Hey you, citizens of Los Angeles! Yeah, I'm talking to you!
This weekend only, the American Cinematheque will be showing six rarely screened Nikkatsu action films of the late 60s that have been making the rounds of the festivals (like Fantastic Fest) and screening societies over the last few months and are all very much worth seeing: GANGSTER V.I.P.; THE VELVET HUSTLER; MY COLT IS MY PASSPORT; GLASS JOHNNY LOOKS LIKE A BEAST; THE WEIRD LOVEMAKERS; and ROUGHNECK. None of these movies ever screened in the U.S. until last year and none of them are available on DVD even in their home country, making these screenings all the more special. What's especially unique about these screenings is that the prints of all of these films come straight from Japan but without any subtitles, so subs are being provided via computer, specifically the laptop of my pal Marc Walkow of Outcast Cinema, who will no doubt have very tired fingers once the weekend is over. If you go, feel free to kick him in the ass and say it's from me. Seriously, he'll have no problem with that.

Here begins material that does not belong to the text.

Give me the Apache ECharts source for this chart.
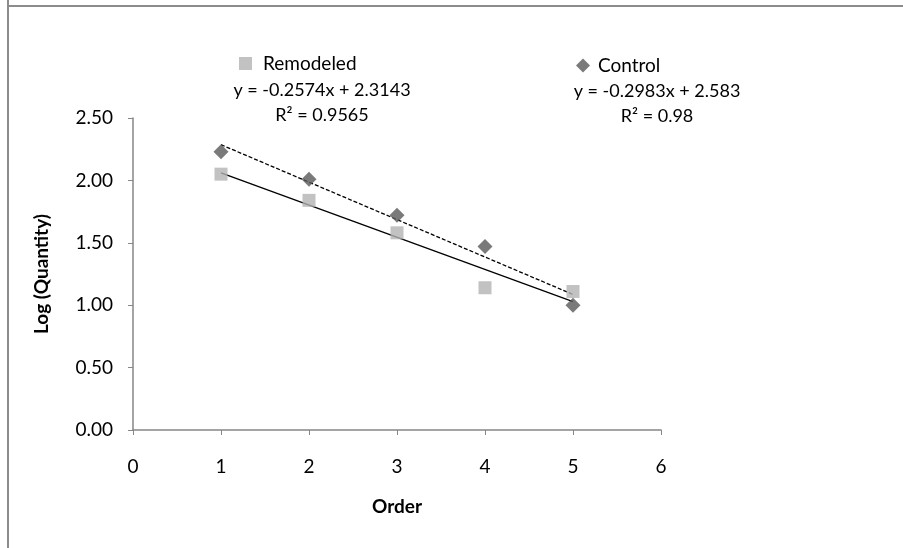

Now, in truth, I've only seen some of the films showing (GANGSTER V.I.P.; VELVET HUSTLER; MY COLT IS MY PASSPORT and THE WEIRD LOVEMAKERS), but I liked them all and wouldn't be recommending the series to you if I didn't. These flicks are all dripping in coolness, and it's a real, fresh coolness from another time, era, and place that no amount of fanboy fakeness could ever duplicate. The first three are gangster films (pretty obvious from those titles) and what's interesting about them to me is how they're from an era in Japanese cinema when the walls of self-censorship was just starting to break down and the influence of western culture (rock, jazz, French, British and American film noir and crime cinema) but what we get is so distinctly Japanese that is really does feel like something new and exciting. Even if you know other gangster pictures of the era (the Suzuki and Fukasaku films) the style behind these films still makes them stand out from many other films of the same type. Even better is THE WEIRD LOVEMAKERS (also known as THE WARPED ONES), a crime film in only the loosest sense of the term, much more influenced by Godard, BREATHLESS and THE WILD ONE than anything else. But it also stands out to me as one of the few films directly influenced by one classic that becomes a classic on its own. I like BREATHLESS well enough, but I found THE WEIRD LOVEMAKERS to be even more exciting a film, one with a tremendous life to it that moves out into the audience and leaves you with a great buzz. It feels like it captures not just the excitement of the era, that idea that things were indeed about to change, but it shows you how Japan took to it in a manner that we could never really appreciate until we see it through their eyes. This one truly is a must-see and if enough people catch on it could become a classic in its own right.
Anyway, if you're in Los Angeles and want to know what to with yourself this weekend, I just told you. Seriously, make sure you catch a few of these while you can. It's not like there's some big music festival in town or anything.